___ Provided records ___

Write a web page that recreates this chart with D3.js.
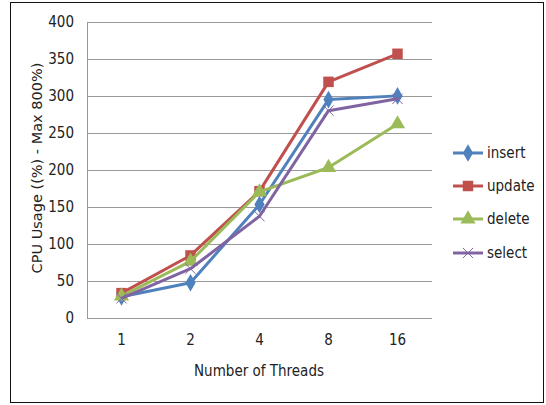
<!DOCTYPE html>
<html>
<head>
<meta charset="utf-8">
<script src="https://cdn.jsdelivr.net/npm/d3@7"></script>
<style>
  body { margin: 0; background: #fff; }
  svg text { font-family: "Liberation Sans Narrow", "DejaVu Sans Condensed", sans-serif; fill: #222; }
</style>
</head>
<body>
<div id="chart"></div>
<script>
var threads = ["1", "2", "4", "8", "16"];
var yTicks = [0, 50, 100, 150, 200, 250, 300, 350, 400];
var seriesNames = ["insert", "update", "delete", "select"];
var insertVals = [28, 47, 153, 295, 300];
var updateVals = [33, 84, 171, 319, 357];
var deleteVals = [29, 76, 170, 203, 262];
var selectVals = [26, 66, 137, 280, 296];

function main(){
    var W = 546, H = 405;
    var colors = ["#4F81BD", "#C0504D", "#9BBB59", "#8064A2"];
    var shapes = [d3.symbolDiamond, d3.symbolSquare, d3.symbolTriangle, d3.symbolX];
    var sizes = [90, 110, 100, 70];
    var values = [insertVals, updateVals, deleteVals, selectVals];

    var svg = d3.select("#chart").append("svg")
        .attr("width", W)
        .attr("height", H);

    // outer frame
    svg.append("rect")
        .attr("x", 10.5).attr("y", 2.5)
        .attr("width", 533).attr("height", 400)
        .attr("fill", "#fff")
        .attr("stroke", "#111")
        .attr("stroke-width", 1);

    var x = d3.scaleBand().domain(threads).range([87, 432]);
    var y = d3.scaleLinear().domain([0, 400]).range([317.5, 22]);

    // grid lines
    svg.append("g").selectAll("line")
        .data(yTicks)
        .enter().append("line")
        .attr("x1", 87).attr("x2", 432)
        .attr("y1", function(d){ return Math.round(y(d)) + 0.5; })
        .attr("y2", function(d){ return Math.round(y(d)) + 0.5; })
        .attr("stroke", "#999")
        .attr("stroke-width", 1);

    // y axis
    var yAxis = svg.append("g")
        .attr("transform", "translate(87,0)")
        .call(d3.axisLeft(y).tickValues(yTicks).tickSize(0).tickPadding(13));
    yAxis.select(".domain").attr("stroke", "#999");
    yAxis.selectAll("text").attr("font-size", "15px").style("font-family", "Liberation Sans Narrow, DejaVu Sans Condensed, sans-serif").attr("fill", "#222");

    // x axis
    var xAxis = svg.append("g")
        .attr("transform", "translate(0," + y(0) + ")")
        .call(d3.axisBottom(x).tickSize(0).tickPadding(17));
    xAxis.select(".domain").remove();
    xAxis.selectAll("text").attr("font-size", "15px").style("font-family", "Liberation Sans Narrow, DejaVu Sans Condensed, sans-serif").attr("fill", "#222");

    // axis titles
    svg.append("text")
        .attr("x", 259).attr("y", 376)
        .attr("text-anchor", "middle")
        .attr("font-size", "15px")
        .text("Number of Threads");

    svg.append("text")
        .attr("transform", "translate(42,168) rotate(-90)")
        .attr("text-anchor", "middle")
        .attr("font-size", "14.5px")
        .style("font-family", "DejaVu Sans, sans-serif")
        .text("CPU Usage ((%) - Max 800%)");

    var line = d3.line()
        .x(function(d, i){ return x(threads[i]) + x.bandwidth() / 2; })
        .y(function(d){ return y(d); });

    values.forEach(function(vals, s){
        var g = svg.append("g");
        g.append("path")
            .datum(vals)
            .attr("d", line)
            .attr("fill", "none")
            .attr("stroke", colors[s])
            .attr("stroke-width", 3)
            .attr("stroke-linejoin", "round");
        g.selectAll("path.mark")
            .data(vals)
            .enter().append("path")
            .attr("class", "mark")
            .attr("transform", function(d, i){
                return "translate(" + (x(threads[i]) + x.bandwidth() / 2) + "," + y(d) + ")";
            })
            .attr("d", d3.symbol().type(shapes[s]).size(sizes[s]))
            .attr("fill", colors[s])
            .attr("stroke", colors[s])
            .attr("stroke-width", s === 3 ? 1 : 0);
    });

    // legend
    var legend = svg.append("g");
    var ly = [153, 186, 219, 253];
    seriesNames.forEach(function(name, s){
        var row = legend.append("g").attr("transform", "translate(453," + ly[s] + ")");
        row.append("line")
            .attr("x1", 0).attr("x2", 30)
            .attr("stroke", colors[s])
            .attr("stroke-width", 3);
        row.append("path")
            .attr("transform", "translate(15,0)")
            .attr("d", d3.symbol().type(shapes[s]).size(sizes[s]))
            .attr("fill", colors[s])
            .attr("stroke", colors[s])
            .attr("stroke-width", s === 3 ? 1 : 0);
        row.append("text")
            .attr("x", 34).attr("y", 5)
            .attr("font-size", "15px")
            .text(name);
    });
}
main();
</script>
</body>
</html>
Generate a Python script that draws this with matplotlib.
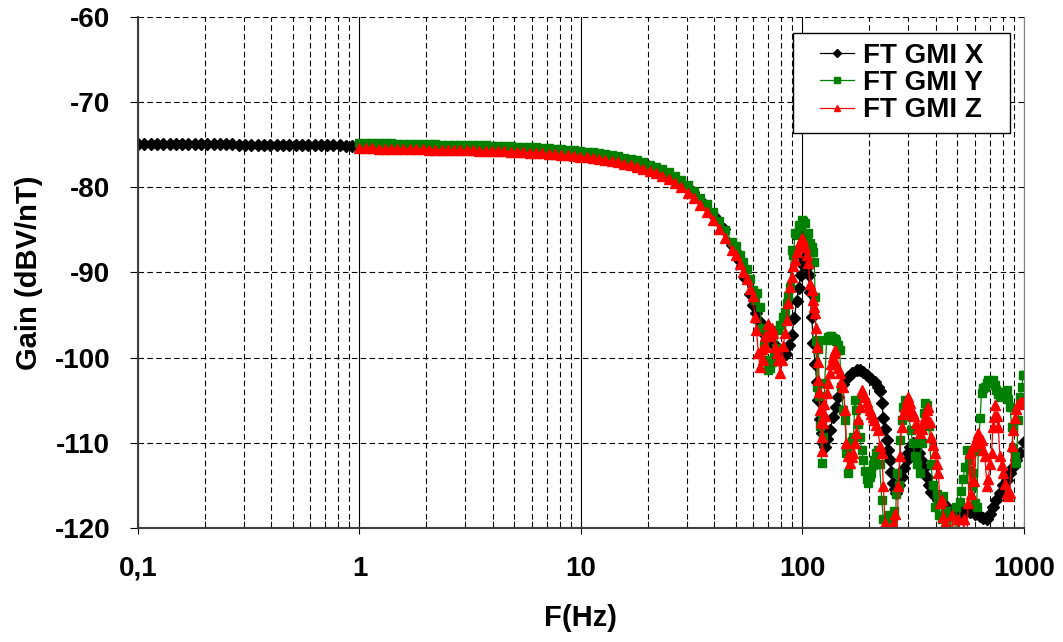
import matplotlib
matplotlib.use("Agg")
import matplotlib.pyplot as plt
from matplotlib.patches import Rectangle
from matplotlib.ticker import FixedLocator, LogLocator, NullFormatter

plt.rcParams['font.family'] = ['Liberation Sans', 'DejaVu Sans']
plt.rcParams['font.weight'] = 'bold'
plt.rcParams['axes.unicode_minus'] = False

# --- data ------------------------------------------------------------------
# FT GMI X, 0.1 .. 1 Hz (only drawn for this series)
fx_low = [0.100, 0.107, 0.114, 0.122, 0.130, 0.139, 0.148, 0.158, 0.169, 0.180,
          0.193, 0.206, 0.220, 0.235, 0.250, 0.267, 0.285, 0.305, 0.325, 0.347,
          0.371, 0.396, 0.423, 0.451, 0.482, 0.515, 0.550, 0.587, 0.627, 0.669,
          0.715, 0.763, 0.815, 0.870, 0.929]
gx_low = [-74.90, -74.90, -74.91, -74.91, -74.92, -74.92, -74.93, -74.93, -74.94, -74.94,
          -74.95, -74.95, -74.96, -74.96, -74.97, -74.97, -74.98, -74.98, -74.99, -74.99,
          -75.00, -75.00, -75.01, -75.01, -75.02, -75.02, -75.03, -75.03, -75.04, -75.05,
          -75.06, -75.07, -75.08, -75.09, -75.10]

# FT GMI X, 1 .. 48 Hz (hidden under Y and Z)
fx_mid = [1.0, 1.3, 1.7, 2.2, 2.8, 3.6, 4.6, 6.0, 7.7, 10, 13, 16, 20, 24, 28, 32, 36, 40, 44, 48]
gx_mid = [-75.12, -75.14, -75.18, -75.26, -75.32, -75.37, -75.45, -75.60, -75.77, -76.05,
          -76.42, -76.85, -77.55, -78.35, -79.35, -80.55, -81.95, -83.40, -84.95, -86.80]

# FT GMI Y / Z, 1 .. 48 Hz
f_mid = [1.00, 1.07, 1.14, 1.22, 1.30, 1.39, 1.48, 1.58, 1.69, 1.80,
         1.93, 2.06, 2.20, 2.35, 2.50, 2.67, 2.85, 3.05, 3.25, 3.47,
         3.71, 3.96, 4.23, 4.51, 4.82, 5.15, 5.50, 5.87, 6.27, 6.69,
         7.15, 7.63, 8.15, 8.70, 9.29, 9.92, 10.6, 11.3, 12.1, 12.9,
         13.8, 14.7, 15.7, 16.8, 17.9, 19.1, 20.4, 21.8, 23.3, 24.9,
         26.6, 28.4, 30.3, 32.4, 34.6, 36.9, 39.4, 42.1, 44.9, 48.0]
gy_mid = [-74.80, -74.81, -74.82, -74.83, -74.84, -74.85, -74.86, -74.87, -74.88, -74.90,
          -74.92, -74.95, -74.96, -74.98, -75.00, -75.01, -75.02, -75.04, -75.05, -75.06,
          -75.08, -75.10, -75.12, -75.15, -75.18, -75.21, -75.24, -75.28, -75.32, -75.36,
          -75.41, -75.46, -75.52, -75.58, -75.65, -75.73, -75.82, -75.90, -76.00, -76.10,
          -76.22, -76.35, -76.50, -76.66, -76.84, -77.05, -77.32, -77.58, -77.90, -78.25,
          -78.70, -79.15, -79.75, -80.40, -81.20, -82.00, -82.90, -83.90, -85.00, -86.40]
gz_mid = [-75.40, -75.42, -75.43, -75.44, -75.45, -75.46, -75.47, -75.48, -75.49, -75.51,
          -75.53, -75.56, -75.57, -75.59, -75.61, -75.62, -75.64, -75.66, -75.67, -75.68,
          -75.70, -75.72, -75.75, -75.78, -75.81, -75.84, -75.87, -75.91, -75.96, -76.00,
          -76.05, -76.11, -76.17, -76.24, -76.31, -76.40, -76.49, -76.58, -76.68, -76.79,
          -76.92, -77.05, -77.21, -77.38, -77.57, -77.79, -78.07, -78.35, -78.68, -79.05,
          -79.52, -80.00, -80.62, -81.30, -82.12, -82.95, -83.88, -84.90, -86.00, -87.40]

# 50 .. 1000 Hz
fx_hi = [50, 52, 55, 58, 60, 62, 64, 66, 68, 71, 74, 77, 81, 84, 87, 89.5, 92, 94, 96, 98,
         100, 101.5, 103, 105, 106.5, 108, 110, 112, 114, 116, 118, 120, 122, 124, 126, 129,
         133, 137, 141, 145, 152, 160, 168, 176, 182, 188, 195, 204, 213, 220, 224, 228, 232,
         236, 240, 244, 248, 252, 256, 261, 265, 272, 280, 287, 295, 300, 306, 311, 316, 321,
         327, 335, 344, 353, 363, 372, 382, 395, 410, 425, 440, 463, 490, 520, 545, 570, 600,
         630, 655, 680, 700, 724, 750, 779, 807, 838, 865, 892, 925, 959, 1000]
gx_hi = [-87.6, -88.6, -90.6, -92.5, -93.8, -94.8, -95.8, -96.6, -97.3, -98.1, -98.5, -98.8,
         -99.3, -99.6, -98.5, -97.3, -95.3, -93.4, -91.8, -90.3, -89.0, -88.3, -88.6, -89.3,
         -90.3, -92.3, -95.2, -98.3, -100.8, -102.8, -105.0, -107.2, -108.8, -110.0, -110.5,
         -109.6, -108.5, -107.0, -105.8, -104.6, -103.1, -102.3, -101.8, -101.5, -101.4,
         -101.7, -102.0, -102.5, -102.9, -103.4, -103.9, -105.3, -107.1, -108.4, -109.7,
         -110.9, -112.0, -113.4, -114.7, -115.4, -115.9, -115.0, -114.0, -113.0, -112.0,
         -111.2, -110.5, -110.2, -110.0, -110.2, -110.5, -111.2, -112.0, -113.0, -114.0,
         -115.0, -115.8, -116.3, -116.7, -117.0, -117.3, -118.1, -118.1, -118.1, -118.1,
         -118.1, -118.4, -118.6, -118.8, -119.0, -118.3, -117.5, -116.7, -115.9, -115.0,
         -114.4, -113.6, -112.8, -112.0, -111.2, -109.9]

fy_hi = [50, 52, 54, 56, 58, 60, 61, 62.5, 64, 65.5, 67, 68.5, 70, 71.5, 73, 74.5, 76, 77.8,
         79.5, 81.6, 83, 84.7, 86.2, 87.8, 89.3, 91, 92.5, 94.2, 96, 97.5, 99, 100.8, 102.6,
         104.5, 106.2, 108, 110, 111.7, 113, 114, 115, 116, 117, 118, 119, 120.5, 122, 123,
         124, 126, 128.5, 131, 133, 135, 137, 139.5, 142, 144.5, 147, 150, 152.5, 155.6, 158,
         161, 164, 167, 169.6, 172.6, 175.3, 178, 181.8, 185, 188, 191.5, 195, 198, 201, 204,
         207.5, 211, 215, 219, 223, 228, 232, 236, 240, 245, 250, 254, 258, 262, 265, 268,
         272, 275.6, 280, 285, 290, 296, 302, 308, 315, 322, 330, 338, 345, 352, 358, 365,
         372, 380, 388, 396, 404, 412, 420, 428, 432, 436, 445, 455, 463, 470, 480, 495, 505,
         515, 522, 531, 542, 553, 562, 570, 580, 590, 601, 611, 622, 634, 643, 655, 667, 678,
         690, 705, 724, 738, 750, 765, 779, 793, 807, 820, 835, 850, 865, 880, 895, 910, 925,
         940, 959, 975, 993, 1000]
gy_hi = [-86.9, -88.0, -88.8, -89.6, -90.8, -92.0, -93.2, -92.4, -94.0, -96.5, -98.6, -100.3,
         -101.5, -101.2, -100.5, -99.6, -98.9, -96.7, -96.2, -95.2, -94.6, -93.6, -92.8, -91.7,
         -87.4, -87.9, -85.4, -85.6, -84.4, -84.5, -83.8, -84.0, -84.2, -85.6, -85.4, -86.5,
         -87.0, -87.6, -88.8, -92.9, -98.1, -103.4, -99.0, -97.9, -104.5, -108.0, -112.4,
         -107.3, -109.3, -103.0, -97.9, -97.6, -97.5, -97.4, -97.7, -97.8, -98.1, -98.5, -99.1,
         -103.4, -106.1, -107.3, -111.2, -113.5, -110.4, -109.8, -109.3, -105.0, -106.1,
         -107.8, -109.3, -110.8, -112.0, -113.3, -114.3, -114.7, -114.0, -113.5, -112.6,
         -112.0, -111.2, -110.8, -112.5, -116.7, -119.0, -123.0, -121.0, -118.5, -124.0,
         -119.0, -118.0, -121.5, -116.0, -113.5, -115.0, -109.7, -107.3, -105.8, -105.0,
         -105.2, -106.8, -108.5, -110.0, -111.5, -112.5, -113.5, -110.0, -106.5, -105.3,
         -105.6, -108.0, -112.5, -115.0, -117.5, -116.0, -118.5, -116.5, -119.0, -116.3,
         -122.0, -118.0, -125.0, -118.7, -121.0, -123.0, -117.5, -124.0, -117.0, -115.7,
         -114.2, -112.8, -110.8, -112.0, -113.2, -115.1, -113.5, -117.1, -117.5, -111.0,
         -107.1, -104.2, -103.6, -103.4, -103.0, -102.6, -102.9, -102.6, -103.2, -103.8,
         -104.3, -104.6, -104.0, -104.2, -104.0, -103.8, -104.8, -105.8, -108.1, -110.6,
         -111.5, -112.4, -107.3, -104.6, -103.5, -102.0, -102.0]

fz_hi = [50, 52, 54, 56, 58, 59.7, 61, 62, 63.2, 64.3, 65.4, 66.5, 67.5, 68.6, 70, 71.3, 72.5,
         73.8, 75.1, 76.5, 77.8, 79.1, 80.5, 82, 83.4, 84.7, 86.2, 87.8, 89.3, 91, 92.5, 94, 96,
         97.5, 99, 100.8, 102.6, 104.5, 106.2, 108, 110, 111.7, 113, 113.9, 115, 116, 117, 118,
         119, 120, 121, 122, 123, 124, 125.5, 127, 129, 131, 133, 135, 137, 138.5, 140, 142,
         144.5, 147, 150, 152.5, 155.6, 158, 161, 164, 167, 169.6, 172.5, 175, 178.5, 182, 185,
         188, 191.7, 195, 198, 201, 204, 207.5, 211, 215, 219, 224, 228, 232, 235.8, 238, 245,
         250, 255, 262, 266, 271, 275.6, 280, 285, 290, 295, 301, 305, 310, 315, 320, 327, 333,
         339, 345, 351, 357, 363, 369, 375, 382, 389, 396, 403, 410, 418, 425, 432, 440, 447,
         460, 475, 490, 505, 520, 535, 548, 560, 570, 575, 590, 597, 611, 622, 632, 643, 655,
         667, 680, 690, 702, 714, 724, 732, 740, 752, 765, 779, 793, 807, 820, 835, 850, 865,
         880, 895, 910, 925, 940, 955, 970, 985, 1000]
gz_hi = [-87.9, -89.0, -89.9, -90.8, -91.9, -92.8, -95.2, -96.7, -99.5, -101.1, -99.0, -100.3,
         -97.5, -98.7, -96.0, -97.5, -96.5, -97.1, -98.7, -99.5, -100.3, -101.8, -100.3, -98.6,
         -97.1, -95.6, -93.6, -91.7, -90.5, -89.2, -88.5, -87.6, -87.0, -86.4, -86.0, -86.3,
         -87.0, -88.0, -88.9, -91.3, -92.0, -93.2, -94.0, -94.8, -96.5, -98.7, -100.5, -102.6,
         -104.0, -106.1, -107.5, -109.3, -111.0, -107.7, -105.5, -106.8, -104.2, -103.0,
         -101.8, -100.7, -99.9, -99.4, -99.1, -100.7, -101.2, -101.8, -102.8, -103.4, -106.1,
         -110.0, -111.5, -112.4, -111.7, -111.2, -110.0, -108.9, -107.2, -105.8, -103.8,
         -104.2, -104.6, -105.2, -105.8, -106.2, -106.6, -107.0, -107.3, -107.9, -108.5,
         -110.4, -111.2, -115.1, -119.4, -122.0, -120.5, -124.0, -119.5, -118.3, -122.0,
         -115.1, -111.6, -108.1, -106.6, -105.8, -105.0, -104.6, -105.3, -106.2, -106.5,
         -106.9, -107.7, -108.3, -108.9, -108.4, -107.7, -107.0, -106.2, -105.8, -107.5,
         -109.3, -110.2, -111.2, -112.5, -113.5, -117.1, -116.7, -118.7, -119.4, -122.0,
         -125.0, -118.5, -124.0, -119.0, -125.0, -119.0, -123.0, -117.1, -111.2, -116.0,
         -110.4, -114.5, -109.3, -108.9, -110.0, -109.7, -110.8, -111.6, -115.1, -114.3,
         -112.5, -111.2, -108.1, -107.0, -105.6, -106.8, -108.1, -111.6, -112.6, -113.5,
         -114.8, -115.9, -116.2, -115.9, -110.4, -108.5, -107.1, -106.0, -105.4, -105.3,
         -105.2, -105.2, -105.2]

labels = ["FT GMI X", "FT GMI Y", "FT GMI Z"]
x_ticks = [0.1, 1, 10, 100, 1000]
x_tick_labels = ["0,1", "1", "10", "100", "1000"]
y_ticks = [-120, -110, -100, -90, -80, -70, -60]

# --- figure ----------------------------------------------------------------
fig = plt.figure(figsize=(10.63, 6.42), dpi=100)
ax = fig.add_axes([0.1298, 0.1776, 0.8335, 0.7959])

ax.plot(fx_low + fx_mid + fx_hi, gx_low + gx_mid + gx_hi, color='black', lw=0.9,
        marker='D', ms=6, label=labels[0])
ax.plot(f_mid + fy_hi, gy_mid + gy_hi, color='#008000', lw=0.9,
        marker='s', ms=5.3, label=labels[1])
ax.plot(f_mid + fz_hi, gz_mid + gz_hi, color='#ff0000', lw=0.9,
        marker='^', ms=6.5, label=labels[2])

ax.set_xscale('log')
ax.set_xlim(0.1, 1000)
ax.set_ylim(-120, -60)

ax.xaxis.set_major_locator(FixedLocator(x_ticks))
ax.set_xticklabels(x_tick_labels)
ax.xaxis.set_minor_locator(LogLocator(base=10, subs=range(2, 10)))
ax.xaxis.set_minor_formatter(NullFormatter())
ax.set_yticks(y_ticks)

ax.set_axisbelow(True)
ax.grid(which='major', axis='x', color='black', lw=0.8, ls='-')
ax.grid(which='minor', axis='x', color='black', lw=0.8, ls=(0, (5, 3)))
ax.grid(which='major', axis='y', color='black', lw=0.8, ls=(0, (5, 3)))

for side in ('left', 'bottom'):
    ax.spines[side].set_color('#404040')
    ax.spines[side].set_linewidth(1.5)
ax.spines['right'].set_color('#808080')
ax.spines['top'].set_visible(False)

ax.tick_params(axis='y', which='major', direction='out', length=6, labelsize=20, pad=14)
ax.tick_params(axis='x', which='major', direction='inout', length=8, labelsize=20, pad=16)
ax.tick_params(axis='x', which='minor', direction='in', length=5)

ax.set_xlabel("F(Hz)", fontsize=21, fontweight='bold', labelpad=16)
ax.set_ylabel("Gain (dBV/nT)", fontsize=21, fontweight='bold', labelpad=8)

# legend box (drawn separately so its padding matches the original)
ax.add_patch(Rectangle((0.739, 0.773), 0.245, 0.196, transform=ax.transAxes,
                       facecolor='white', edgecolor='black', lw=1.0, zorder=4.9))
leg = ax.legend(loc='center left', bbox_to_anchor=(0.770, 0.871), borderaxespad=0,
                frameon=False, prop={'size': 20, 'weight': 'bold'}, handlelength=1.2,
                handletextpad=0.35, labelspacing=0.05, borderpad=0, markerscale=0.75)

fig.savefig('out.png', dpi=100)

___

_Goal of the exercise:_
Go back to the entries above and restate word for word every line from the first through the one that contains "var selectVals = [26, 66, 137, 280, 296];", leaving the pictures behind.

_Response to this task:_
Write a web page that recreates this chart with D3.js.
<!DOCTYPE html>
<html>
<head>
<meta charset="utf-8">
<script src="https://cdn.jsdelivr.net/npm/d3@7"></script>
<style>
  body { margin: 0; background: #fff; }
  svg text { font-family: "Liberation Sans Narrow", "DejaVu Sans Condensed", sans-serif; fill: #222; }
</style>
</head>
<body>
<div id="chart"></div>
<script>
var threads = ["1", "2", "4", "8", "16"];
var yTicks = [0, 50, 100, 150, 200, 250, 300, 350, 400];
var seriesNames = ["insert", "update", "delete", "select"];
var insertVals = [28, 47, 153, 295, 300];
var updateVals = [33, 84, 171, 319, 357];
var deleteVals = [29, 76, 170, 203, 262];
var selectVals = [26, 66, 137, 280, 296];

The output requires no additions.